Wanderlust is a strong desire to wander or travel and explore the world. The term has its roots in German Romanticism.

==Etymology==
The first documented use of the term in English occurred in 1902 as a reflection of what was then seen as a characteristically German predilection for wandering that may be traced back to German Romanticism and the German system of apprenticeship (the journeyman), as well as the custom of adolescent wanderings in search of unity with nature.

The term originates from the German words wandern ('to hike') and Lust ('desire'), literally translated as 'enjoyment of hiking', although it is commonly described as 'enjoyment of strolling, roaming about, or wandering'.

In recent years, the word Wanderlust is less commonly used in German, having been largely supplanted in the sense of 'desire to travel' by Fernweh ('a longing for far-away places'), coined as an antonym to Heimweh, 'homesickness', or 'travel fever' (Reisefieber).

==Sociology==
Robert E. Park in the early twentieth century saw wanderlust as in opposition to the values of status and organisation, while postmodernism would by contrast see it largely as playfully empowering.

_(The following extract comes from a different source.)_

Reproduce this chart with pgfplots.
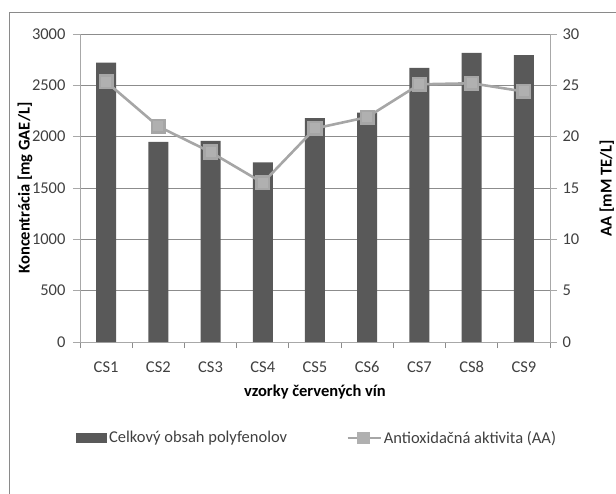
\documentclass[border=0pt]{standalone}
\usepackage{fontspec}
\setmainfont{Carlito}
\usepackage{pgfplots}
\pgfplotsset{compat=1.18}
\usepackage{pgfplotstable}

\definecolor{barfill}{HTML}{595959}
\definecolor{aaline}{HTML}{A6A6A6}
\definecolor{aamark}{HTML}{B0B0B0}
\definecolor{gridc}{HTML}{8C8C8C}
\definecolor{axisc}{HTML}{A8A8A8}
\definecolor{framec}{HTML}{8A8A8A}
\definecolor{textc}{HTML}{404040}

% total polyphenols [mg GAE/L] and antioxidant activity [mM TE/L]
\pgfplotstableread{
idx tp   aa
0   2720 25.35
1   1950 21.0
2   1960 18.5
3   1750 15.5
4   2180 20.8
5   2235 21.9
6   2670 25.1
7   2815 25.2
8   2795 24.4
}\wine

\newcommand{\tickfont}{\fontsize{16.5}{16.5}\selectfont}
\newcommand{\labfont}{\bfseries\fontsize{16.5}{16.5}\selectfont}

\pgfplotsset{
  common/.style={
    at={(0pt,0pt)}, anchor=south west,
    scale only axis, width=470pt, height=308pt,
    xmin=-0.5, xmax=8.5,
    axis line style={-, axisc, line width=0.8pt},
    tick align=outside,
    major tick length=7pt,
    minor tick length=6pt,
    tick style={axisc, line width=0.8pt},
    ticklabel style={font=\tickfont, text=textc},
    /pgf/number format/assume math mode=true,
    /pgf/number format/1000 sep={},
    clip=false,
  },
}

\begin{document}
\begin{tikzpicture}
% bars: total polyphenol content
\begin{axis}[common,
  ybar, bar width=20pt,
  axis x line*=bottom, axis y line*=left,
  ymin=0, ymax=3000, ytick={0,500,...,3000},
  ymajorgrids, grid style={gridc, line width=0.8pt},
  xtick={0,...,8},
  xticklabels={CS1,CS2,CS3,CS4,CS5,CS6,CS7,CS8,CS9},
  xticklabel style={yshift=-9pt},
  yticklabel style={xshift=-4pt},
  minor xtick={-0.5,0.5,...,8.5},
  major x tick style={draw=none},
  minor x tick style={draw=gridc},
  xlabel={vzorky červených vín},
  xlabel style={at={(rel axis cs:0.5,-0.162)}, anchor=center, font=\labfont, text=black},
  ylabel={Koncentrácia [mg GAE/L]},
  ylabel style={at={(rel axis cs:-0.117,0.5)}, anchor=center, font=\labfont, text=black},
  legend style={at={(rel axis cs:-0.0085,-0.3117)}, anchor=west,
    draw=none, fill=none, inner sep=0pt, font=\tickfont, text=textc},
]
\addplot[fill=barfill, draw=none,
  legend image code/.code={\fill[barfill] (0pt,-5pt) rectangle (31pt,5pt);}]
  table[x=idx, y=tp]{\wine};
\addlegendentry{Celkový obsah polyfenolov}
\end{axis}

% line: antioxidant activity on the right axis
\begin{axis}[common,
  axis y line*=right, axis x line=none,
  ymin=0, ymax=30, ytick={0,5,...,30},
  yticklabel style={anchor=west, xshift=2pt},
  ylabel={AA [mM TE/L]},
  ylabel style={at={(rel axis cs:1.121,0.5)}, anchor=center, font=\labfont, text=black},
  legend style={at={(rel axis cs:0.566,-0.3117)}, anchor=west,
    draw=none, fill=none, inner sep=0pt, font=\tickfont, text=textc},
]
\addplot[aaline, line width=2.6pt, mark=square*, mark size=6.3pt,
  mark options={fill=aamark, draw=none},
  legend image code/.code={
    \draw[aaline, line width=2.6pt] (0pt,0pt) -- (33pt,0pt);
    \fill[aamark] (11pt,-5pt) rectangle (21pt,5pt);}]
  table[x=idx, y=aa]{\wine};
\addlegendentry{Antioxidačná aktivita (AA)}
\end{axis}

% chart frame
\draw[framec, line width=0.8pt] (-71pt,-200pt) -- (-71pt,330pt) -- (600pt,330pt);
\pgfresetboundingbox
\useasboundingbox (-80pt,-151pt) rectangle (536pt,342pt);
\end{tikzpicture}
\end{document}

In post-Enlightenment Europe, upper-class bachelors were encouraged to embark upon a Bildungsreise (roughly, 'cultural education journey'), often sightseeing trips to Italy or France.

Among tourists, sociologists distinguish sunlust from wanderlust as motivating forces – the former primarily seeking relaxation, the latter engagement with different cultural experiences.

==Psychology==
Wanderlust may reflect an intense urge for self-development by experiencing the unknown, confronting unforeseen challenges, getting to know unfamiliar cultures, ways of life and behaviours or may be driven by the desire to escape and leave behind depressive feelings of guilt, and has been linked to bipolar disorder in the periodicity of the attacks.

In adolescence, dissatisfaction with the restrictions of home and locality may also fuel the desire to travel.